### Set task
Tally all lines containing the word "this". Give the number alone.

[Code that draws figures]
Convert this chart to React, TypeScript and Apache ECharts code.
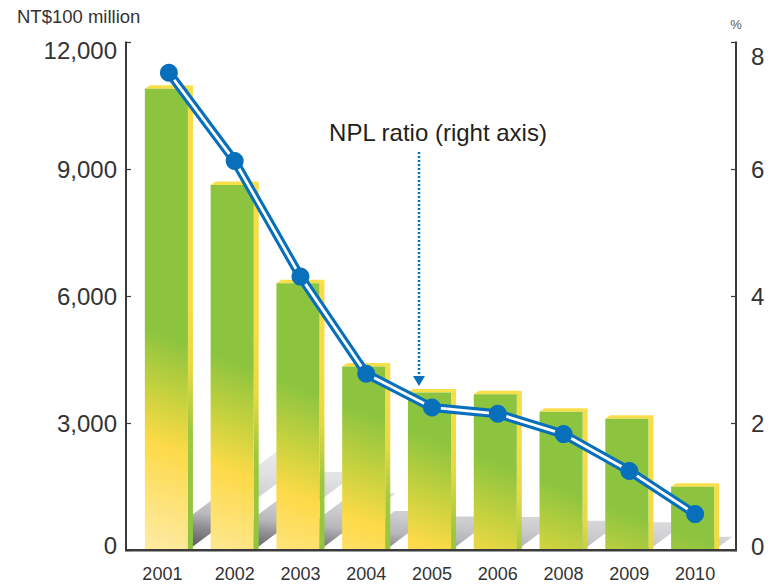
import React, { useEffect, useRef } from "react";
import * as echarts from "echarts";

// Non-performing loans of domestic banks: amount (left axis) and NPL ratio (right axis)
const years = ["2001", "2002", "2003", "2004", "2005", "2006", "2008", "2009", "2010"];
const nplAmount = [10900, 8630, 6310, 4340, 3725, 3685, 3270, 3110, 1500];
const nplRatio = [7.52, 6.13, 4.31, 2.78, 2.25, 2.15, 1.83, 1.25, 0.57];
const amountAxis = { min: 0, max: 12000, step: 3000 };
const ratioAxis = { min: 0, max: 8, step: 2 };

const W = 774;
const H = 588;
const GRID = { left: 136, right: 46, top: 42.3, bottom: 37.7 };
const LEFT_AXIS_OFFSET = 10;
const RIGHT_AXIS_OFFSET = 8;

const FONT = "'Liberation Sans', Arial, Helvetica, sans-serif";
const TEXT = "#333333";
const AXIS = "#3a3a3a";
const BLUE = "#0870bb";

// 3D bar geometry
const FRONT_RATIO = 0.655; // front face width relative to band
const SIDE_DX = 5;
const SIDE_DY = 3.5;
const SHADOW_RISE = 0.214; // shadow depth relative to bar height
const SHADOW_SLOPE = 0.75;

const withComma = (v: number) => String(v).replace(/\B(?=(\d{3})+(?!\d))/g, ",");

function barBox(api: any) {
  const idx = api.value(0);
  const val = api.value(1);
  const top = api.coord([idx, val]);
  const base = api.coord([idx, 0]);
  const band = api.size([1, 0])[0];
  const frontW = band * FRONT_RATIO;
  const xl = top[0] - (frontW + SIDE_DX) / 2;
  const xr = xl + frontW;
  return { xl, xr, yT: top[1], yB: base[1] };
}

function renderShadow(params: any, api: any) {
  const { xl, xr, yT, yB } = barBox(api);
  const cs = params.coordSys;
  const h = yB - yT;
  const dy = h * SHADOW_RISE;
  const dx = dy / SHADOW_SLOPE;
  const x0 = cs.x + 57;
  const y0 = cs.y + cs.height - 5;
  const fill = new echarts.graphic.LinearGradient(
    x0,
    y0,
    x0 + 12,
    y0 - 120,
    [
      { offset: 0, color: "#5f5f64" },
      { offset: 0.167, color: "#909095" },
      { offset: 0.267, color: "#b8b8bc" },
      { offset: 0.417, color: "#cdcdd0" },
      { offset: 0.667, color: "#e2e2e4" },
      { offset: 1, color: "#f3f3f4" },
    ],
    true
  );
  return {
    type: "polygon",
    shape: {
      points: [
        [xl, yB],
        [xr, yB],
        [xr + dx, yB - dy],
        [xl + dx, yB - dy],
      ],
    },
    style: { fill },
  };
}

function renderBar(params: any, api: any) {
  const { xl, xr, yT, yB } = barBox(api);
  const cs = params.coordSys;
  const gx0 = cs.x + 31;
  const gy0 = cs.y + cs.height - 5;
  const gx1 = gx0 + 82;
  const gy1 = gy0 - 215;
  const front = new echarts.graphic.LinearGradient(
    gx0,
    gy0,
    gx1,
    gy1,
    [
      { offset: 0, color: "#fee99c" },
      { offset: 0.4, color: "#fdda48" },
      { offset: 0.6, color: "#c9d23e" },
      { offset: 0.85, color: "#8cc43f" },
      { offset: 1, color: "#8cc43f" },
    ],
    true
  );
  const side = new echarts.graphic.LinearGradient(
    gx0,
    gy0,
    gx1,
    gy1,
    [
      { offset: 0, color: "#8cc43f" },
      { offset: 0.5, color: "#9cc83e" },
      { offset: 0.75, color: "#e8d944" },
      { offset: 1, color: "#f6dc46" },
    ],
    true
  );
  return {
    type: "group",
    children: [
      {
        type: "polygon",
        shape: {
          points: [
            [xr, yT],
            [xr + SIDE_DX, yT - SIDE_DY],
            [xr + SIDE_DX, yB],
            [xr, yB],
          ],
        },
        style: { fill: side },
      },
      {
        type: "polygon",
        shape: {
          points: [
            [xl, yT],
            [xr, yT],
            [xr + SIDE_DX, yT - SIDE_DY],
            [xl + SIDE_DX, yT - SIDE_DY],
          ],
        },
        style: { fill: "#f8df4a" },
      },
      {
        type: "rect",
        shape: { x: xl, y: yT, width: xr - xl, height: yB - yT },
        style: { fill: front },
      },
    ],
  };
}

function edgeLabel(maxShift: number, minShift: number, maxVal: number, minVal: number, fmt: (v: number) => string) {
  return {
    formatter: (v: number) => {
      const s = fmt(v);
      if (v === maxVal) return `{max|${s}}`;
      if (v === minVal) return `{min|${s}}`;
      return s;
    },
    rich: {
      max: { padding: [maxShift * 2, 0, 0, 0], fontSize: 24, color: TEXT, fontFamily: FONT },
      min: { padding: [0, 0, minShift * 2, 0], fontSize: 24, color: TEXT, fontFamily: FONT },
    },
  };
}

export default function App() {
  const ref = useRef<HTMLDivElement>(null);

  useEffect(() => {
    if (!ref.current) return;
    const chart = echarts.init(ref.current, undefined, { renderer: "svg" });
    const data = nplAmount.map((v, i) => [i, v]);
    const baseY = H - GRID.bottom;
    const leftX = GRID.left - LEFT_AXIS_OFFSET;
    const rightX = W - GRID.right + RIGHT_AXIS_OFFSET;

    chart.setOption({
      animation: false,
      backgroundColor: "#ffffff",
      grid: { ...GRID, containLabel: false },
      xAxis: {
        type: "category",
        data: years,
        boundaryGap: true,
        axisLine: { show: false },
        axisTick: {
          show: true,
          alignWithLabel: true,
          inside: true,
          length: 5,
          interval: 0,
          lineStyle: { color: "#4a4234", width: 1.5 },
        },
        axisLabel: {
          interval: 0,
          fontSize: 18,
          color: TEXT,
          fontFamily: FONT,
          margin: 15,
          formatter: (v: string, i: number) => (i === 0 ? `{first|${v}}` : v),
          rich: { first: { padding: [0, 13, 0, 0], fontSize: 18, color: TEXT, fontFamily: FONT } },
        },
        splitLine: { show: false },
      },
      yAxis: [
        {
          type: "value",
          position: "left",
          offset: LEFT_AXIS_OFFSET,
          min: amountAxis.min,
          max: amountAxis.max,
          interval: amountAxis.step,
          axisLine: { show: true, lineStyle: { color: AXIS, width: 2 } },
          axisTick: { show: true, inside: true, length: 5, lineStyle: { color: AXIS, width: 1.2 } },
          axisLabel: {
            fontSize: 24,
            color: TEXT,
            fontFamily: FONT,
            margin: 9,
            ...edgeLabel(8, 5, amountAxis.max, amountAxis.min, withComma),
          },
          splitLine: { show: false },
        },
        {
          type: "value",
          position: "right",
          offset: RIGHT_AXIS_OFFSET,
          min: ratioAxis.min,
          max: ratioAxis.max,
          interval: ratioAxis.step,
          axisLine: { show: true, lineStyle: { color: AXIS, width: 2 } },
          axisTick: { show: true, inside: true, length: 5, lineStyle: { color: AXIS, width: 1.2 } },
          axisLabel: {
            fontSize: 24,
            color: TEXT,
            fontFamily: FONT,
            margin: 15,
            ...edgeLabel(14, 4, ratioAxis.max, ratioAxis.min, (v) => String(v)),
          },
          splitLine: { show: false },
        },
      ],
      series: [
        {
          name: "shadow",
          type: "custom",
          renderItem: renderShadow,
          data,
          z: 1,
          silent: true,
        },
        {
          name: "NPL amount",
          type: "custom",
          renderItem: renderBar,
          data,
          z: 2,
        },
        {
          name: "NPL ratio",
          type: "line",
          yAxisIndex: 1,
          data: nplRatio,
          symbol: "none",
          lineStyle: { color: BLUE, width: 9, opacity: 1 },
          z: 3,
        },
        {
          name: "NPL ratio inner",
          type: "line",
          yAxisIndex: 1,
          data: nplRatio,
          symbol: "none",
          lineStyle: { color: "#ffffff", width: 2.8, opacity: 1 },
          z: 4,
          silent: true,
        },
        {
          name: "NPL ratio points",
          type: "scatter",
          yAxisIndex: 1,
          data: nplRatio,
          symbol: "circle",
          symbolSize: 18,
          itemStyle: { color: BLUE, opacity: 1 },
          z: 5,
        },
      ],
      graphic: [
        {
          type: "line",
          shape: { x1: leftX - 1, y1: baseY, x2: rightX + 1, y2: baseY },
          style: { stroke: AXIS, lineWidth: 2.5 },
          z: 10,
        },
        {
          type: "text",
          left: 17,
          top: 7,
          style: { text: "NT$100 million", fontSize: 18.5, fill: TEXT, fontFamily: FONT },
        },
        {
          type: "text",
          x: rightX,
          y: 24,
          style: {
            text: "%",
            fontSize: 13,
            fill: "#555555",
            fontFamily: FONT,
            align: "center",
            verticalAlign: "middle",
          },
        },
        {
          type: "text",
          x: 438,
          y: 132,
          style: {
            text: "NPL ratio (right axis)",
            fontSize: 24,
            fill: "#231f20",
            fontFamily: FONT,
            align: "center",
            verticalAlign: "middle",
          },
        },
        {
          type: "line",
          shape: { x1: 419, y1: 152, x2: 419, y2: 377 },
          style: { stroke: BLUE, lineWidth: 2.5, lineDash: [2, 2] },
        },
        {
          type: "polygon",
          shape: { points: [[413, 376], [425, 376], [419, 386]] },
          style: { fill: BLUE },
        },
      ],
    });

    return () => chart.dispose();
  }, []);

  return (
    <div
      ref={ref}
      style={{ position: "absolute", left: 0, top: 0, width: W, height: H, background: "#fff" }}
    />
  );
}
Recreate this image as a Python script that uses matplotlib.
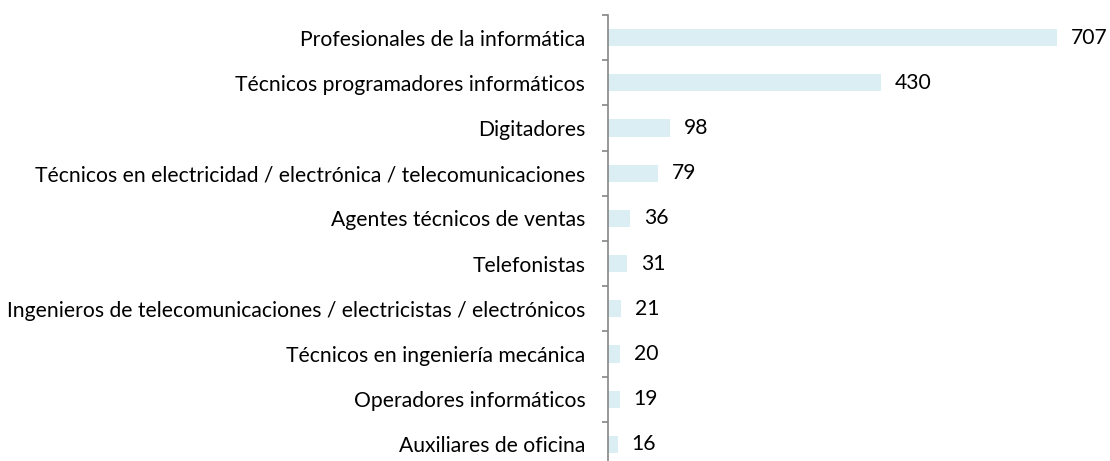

### Exercise result
2